Manaus não consegue respirar. No domingo (17), enquanto moribundos manauaras sufocam, a Anvisa (Agência Nacional de Vigilância Sanitária) dominada por militares planeja encenar exibição de diligência tardia ao transmitir pela TV reunião para aprovar duas vacinas contra Covid-19.

Na noite de sexta-feira (14), não se podia descartar nem que fosse adiado o showzinho do governo Jair Bolsonaro. Um dos imunizantes em pauta, o “de Oxford”, viria às pressas da Índia para o ministro Eduardo Pazuello ter o que contrapor à vacina “da China” já estocada pelo governador paulista, João Doria (PSDB), mas o barata-voa não funcionou.

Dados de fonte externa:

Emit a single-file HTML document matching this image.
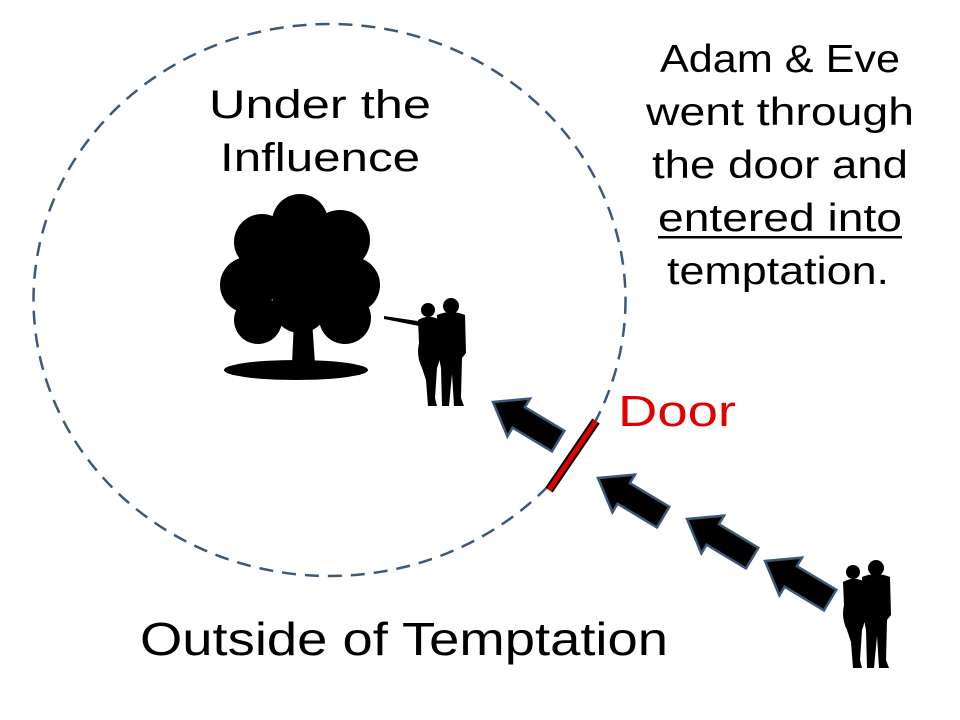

O chanceler Ernesto Araújo até disparou telefonemas ao colega indiano mendigando liberação de 2 milhões de doses, mas deu com os burros do Itamaraty n’água. Sem a garantia, um avião da Azul --empresa do bolsonarista e trumpista David Neeleman—continuava estacionado no Recife, já envelopado com propaganda do governo que sempre desdenhou das vacinas.

Pazuello agora quer todas as doses do Instituto Butantan. Os paulistas retrucaram que precisam saber quantas doses se destinarão ao estado, para entrega direta em seu centro de logística. Não querem tomar um chapéu da gangue de Bolsonaro.

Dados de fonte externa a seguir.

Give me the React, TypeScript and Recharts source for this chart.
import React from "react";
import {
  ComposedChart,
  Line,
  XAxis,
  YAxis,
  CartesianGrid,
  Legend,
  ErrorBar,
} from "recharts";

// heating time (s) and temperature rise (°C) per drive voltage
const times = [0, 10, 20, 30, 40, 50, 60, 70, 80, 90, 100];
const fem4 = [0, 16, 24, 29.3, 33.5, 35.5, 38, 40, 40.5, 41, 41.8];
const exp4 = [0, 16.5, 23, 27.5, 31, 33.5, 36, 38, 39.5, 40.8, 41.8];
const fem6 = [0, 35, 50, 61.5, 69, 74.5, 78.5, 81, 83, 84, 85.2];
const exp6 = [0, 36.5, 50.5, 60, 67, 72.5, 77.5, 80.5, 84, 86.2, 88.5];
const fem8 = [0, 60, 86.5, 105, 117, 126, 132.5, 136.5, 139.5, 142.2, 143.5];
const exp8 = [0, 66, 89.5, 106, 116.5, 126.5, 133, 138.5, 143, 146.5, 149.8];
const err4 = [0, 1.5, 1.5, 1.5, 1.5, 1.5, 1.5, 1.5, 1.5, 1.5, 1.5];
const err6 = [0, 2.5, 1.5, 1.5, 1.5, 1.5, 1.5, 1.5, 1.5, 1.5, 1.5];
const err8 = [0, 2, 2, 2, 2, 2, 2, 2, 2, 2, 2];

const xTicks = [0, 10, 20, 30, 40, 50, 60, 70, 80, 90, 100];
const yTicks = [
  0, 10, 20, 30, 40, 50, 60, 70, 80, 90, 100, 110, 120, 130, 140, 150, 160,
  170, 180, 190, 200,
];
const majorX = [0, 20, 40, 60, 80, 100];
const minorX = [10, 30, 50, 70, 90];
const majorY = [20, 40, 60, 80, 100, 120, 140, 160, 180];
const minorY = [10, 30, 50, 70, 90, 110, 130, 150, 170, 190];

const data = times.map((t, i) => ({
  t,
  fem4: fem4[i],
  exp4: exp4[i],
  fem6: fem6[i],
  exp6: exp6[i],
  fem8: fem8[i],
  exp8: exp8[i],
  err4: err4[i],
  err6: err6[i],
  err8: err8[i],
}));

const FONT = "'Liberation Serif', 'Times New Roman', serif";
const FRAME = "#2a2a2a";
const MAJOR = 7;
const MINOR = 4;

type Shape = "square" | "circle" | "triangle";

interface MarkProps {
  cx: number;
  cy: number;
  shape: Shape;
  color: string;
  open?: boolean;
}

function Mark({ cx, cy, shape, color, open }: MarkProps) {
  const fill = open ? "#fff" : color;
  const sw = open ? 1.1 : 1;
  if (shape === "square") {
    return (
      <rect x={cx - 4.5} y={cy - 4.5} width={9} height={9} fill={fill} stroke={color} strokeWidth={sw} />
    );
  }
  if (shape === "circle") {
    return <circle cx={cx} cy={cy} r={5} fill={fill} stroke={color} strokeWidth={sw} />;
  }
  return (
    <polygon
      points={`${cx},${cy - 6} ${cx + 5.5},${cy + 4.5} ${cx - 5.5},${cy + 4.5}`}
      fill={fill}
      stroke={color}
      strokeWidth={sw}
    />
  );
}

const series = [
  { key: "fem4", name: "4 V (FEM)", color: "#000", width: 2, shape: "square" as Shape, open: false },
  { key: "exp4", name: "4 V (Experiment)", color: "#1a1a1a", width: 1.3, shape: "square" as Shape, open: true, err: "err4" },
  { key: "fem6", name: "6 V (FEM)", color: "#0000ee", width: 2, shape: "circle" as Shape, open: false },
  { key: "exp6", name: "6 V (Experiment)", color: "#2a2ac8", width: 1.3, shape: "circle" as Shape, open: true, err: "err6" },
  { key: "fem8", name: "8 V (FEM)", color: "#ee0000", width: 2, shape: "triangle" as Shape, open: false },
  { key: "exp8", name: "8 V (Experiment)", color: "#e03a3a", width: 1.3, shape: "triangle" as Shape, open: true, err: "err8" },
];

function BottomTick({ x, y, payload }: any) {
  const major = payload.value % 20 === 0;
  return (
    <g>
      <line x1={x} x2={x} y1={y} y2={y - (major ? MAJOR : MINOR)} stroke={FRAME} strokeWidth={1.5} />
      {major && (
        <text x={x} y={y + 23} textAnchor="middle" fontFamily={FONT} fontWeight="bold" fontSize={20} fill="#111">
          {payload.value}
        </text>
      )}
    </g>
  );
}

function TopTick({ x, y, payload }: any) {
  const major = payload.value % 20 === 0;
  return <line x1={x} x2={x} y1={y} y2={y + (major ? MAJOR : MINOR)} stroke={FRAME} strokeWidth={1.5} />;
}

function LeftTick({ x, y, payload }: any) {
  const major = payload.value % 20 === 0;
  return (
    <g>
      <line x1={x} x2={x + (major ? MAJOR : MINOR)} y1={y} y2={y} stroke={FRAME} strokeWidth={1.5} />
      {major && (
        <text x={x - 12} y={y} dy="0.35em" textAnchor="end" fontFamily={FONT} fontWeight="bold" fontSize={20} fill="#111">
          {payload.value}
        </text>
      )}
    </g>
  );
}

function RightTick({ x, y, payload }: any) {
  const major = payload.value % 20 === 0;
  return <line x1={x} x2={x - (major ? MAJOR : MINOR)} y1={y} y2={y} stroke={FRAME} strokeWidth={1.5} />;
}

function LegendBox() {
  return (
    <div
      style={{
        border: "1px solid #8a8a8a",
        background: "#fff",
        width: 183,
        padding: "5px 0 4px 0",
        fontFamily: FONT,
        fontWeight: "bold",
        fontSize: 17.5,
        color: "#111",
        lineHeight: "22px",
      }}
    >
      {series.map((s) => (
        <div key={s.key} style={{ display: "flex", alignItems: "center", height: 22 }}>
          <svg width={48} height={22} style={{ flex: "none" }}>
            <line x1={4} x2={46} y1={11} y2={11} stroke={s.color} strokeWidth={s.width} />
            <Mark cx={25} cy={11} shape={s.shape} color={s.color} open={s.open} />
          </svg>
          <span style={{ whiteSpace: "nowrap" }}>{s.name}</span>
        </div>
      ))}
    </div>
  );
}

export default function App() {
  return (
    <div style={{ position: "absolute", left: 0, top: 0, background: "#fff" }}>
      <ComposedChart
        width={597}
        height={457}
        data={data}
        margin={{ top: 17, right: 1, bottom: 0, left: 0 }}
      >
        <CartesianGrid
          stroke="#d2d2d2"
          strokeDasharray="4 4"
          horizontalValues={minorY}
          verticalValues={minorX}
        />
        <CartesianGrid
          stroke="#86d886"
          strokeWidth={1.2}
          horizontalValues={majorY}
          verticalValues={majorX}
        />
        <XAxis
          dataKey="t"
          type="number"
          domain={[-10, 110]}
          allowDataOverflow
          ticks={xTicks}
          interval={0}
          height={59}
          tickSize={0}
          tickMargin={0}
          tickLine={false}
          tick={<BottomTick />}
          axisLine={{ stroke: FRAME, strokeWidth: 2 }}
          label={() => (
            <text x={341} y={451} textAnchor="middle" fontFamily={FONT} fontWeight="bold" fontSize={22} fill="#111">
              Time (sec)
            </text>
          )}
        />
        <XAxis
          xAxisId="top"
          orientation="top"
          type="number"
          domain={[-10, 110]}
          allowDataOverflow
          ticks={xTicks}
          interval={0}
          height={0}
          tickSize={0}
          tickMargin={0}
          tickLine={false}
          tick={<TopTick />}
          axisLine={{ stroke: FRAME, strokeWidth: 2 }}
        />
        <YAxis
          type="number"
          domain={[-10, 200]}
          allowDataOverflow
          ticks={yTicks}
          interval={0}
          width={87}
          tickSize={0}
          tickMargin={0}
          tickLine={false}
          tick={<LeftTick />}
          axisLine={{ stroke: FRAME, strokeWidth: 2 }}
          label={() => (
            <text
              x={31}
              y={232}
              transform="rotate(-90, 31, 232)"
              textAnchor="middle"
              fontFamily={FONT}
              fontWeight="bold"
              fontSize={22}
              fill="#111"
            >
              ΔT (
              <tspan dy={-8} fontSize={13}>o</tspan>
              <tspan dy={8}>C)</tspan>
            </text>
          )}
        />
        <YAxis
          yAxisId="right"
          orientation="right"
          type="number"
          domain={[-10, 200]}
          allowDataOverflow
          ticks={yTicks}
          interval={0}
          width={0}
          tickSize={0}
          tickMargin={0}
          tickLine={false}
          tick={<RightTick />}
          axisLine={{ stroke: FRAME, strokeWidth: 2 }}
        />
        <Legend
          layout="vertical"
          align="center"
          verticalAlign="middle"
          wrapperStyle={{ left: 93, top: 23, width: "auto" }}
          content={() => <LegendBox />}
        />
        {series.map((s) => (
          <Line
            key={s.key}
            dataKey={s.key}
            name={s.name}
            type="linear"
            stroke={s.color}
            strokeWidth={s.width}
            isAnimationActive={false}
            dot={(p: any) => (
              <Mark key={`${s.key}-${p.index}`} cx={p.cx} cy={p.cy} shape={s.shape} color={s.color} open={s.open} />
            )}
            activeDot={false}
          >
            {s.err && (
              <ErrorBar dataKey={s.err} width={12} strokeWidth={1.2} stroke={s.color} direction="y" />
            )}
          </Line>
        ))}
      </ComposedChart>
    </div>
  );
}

Show por show, Doria também montou o seu. Pavoneou-se na entrevista coletiva do dia 7 ao anunciar “78% a 100% de eficácia” da Coronavac, um recorte publicitário dos dados, e suscitou controvérsia desnecessária sobre um bom imunizante.

Apenas cinco dias depois, em nova entrevista coletiva do Butantan --de que o governador se ausentou-- o número correto de eficácia apareceu: 50,4%.

Ruim? Não, porque a Coronavac evitaria mais de 3/4 das internações e tem vantagens de segurança e logística. Decepcionante? Apenas em aparência, criada pela ambição de Doria e uma manipulação de informações para não ficar atrás dos 70% anunciados para o produto AstraZeneca/Oxford (dado que também tem sido questionado).

Trata-se de embelezamento inaceitável em estudos científicos, o que se chama de escolha a dedo (“cherry-picking”). Mais difícil de entender do que a farsa doriana é a escorregada do Butantan ao embarcar na canoa furada do tucano; o instituto, pelo menos, se redimiu com a segunda apresentação à imprensa, bem mais transparente.

O saldo da cincada de Doria foi dar munição aos aloprados bolsonaristas, presidente e prole incluídos. Não só voltaram a desmerecer a vacina paulista, que agora querem confiscar, como ainda aproveitaram para fazer propaganda e pressão pelo suposto e indefensável “tratamento precoce”.

Bolsonaro sustenta, como cortina de fumaça tóxica para ocultar o atraso da vacinação, que o Brasil estaria melhor no panorama mundial da pandemia graças a essa charlatanice que onera o SUS. Alega que, proporcionalmente à população, o país tem menos óbitos que outras nações.

De fato, até aqui, com 98 mortes por 100 mil habitantes, saímos melhor que o Reino Unido (129/100 mil) e os EUA (115/100 mil), por exemplo. Como palmeirense, contudo, o presidente deveria comparar-se não com os lanterninhas da tabela, mas com os líderes.

Que tal seu Israel idolatrado? 41/100 mil. Alemanha? Com 9,5/100 mil, desta vez a lavada é de 10:1. E diante da China, volta e meia achacada pela quadrilha Bolsonaro, melhor nem fazer a conta: 0,3/100 mil.
Há uma diferença crucial, porém: todos esses países já iniciaram a vacinação. Enquanto isso, Bolsonaro tomou uma volta de Doria na corrida maluca pela vacina e não consegue nem garantir a chegada de oxigênio a Manaus.

Impeachment é pouco para tanta barbárie, covardia e indecência.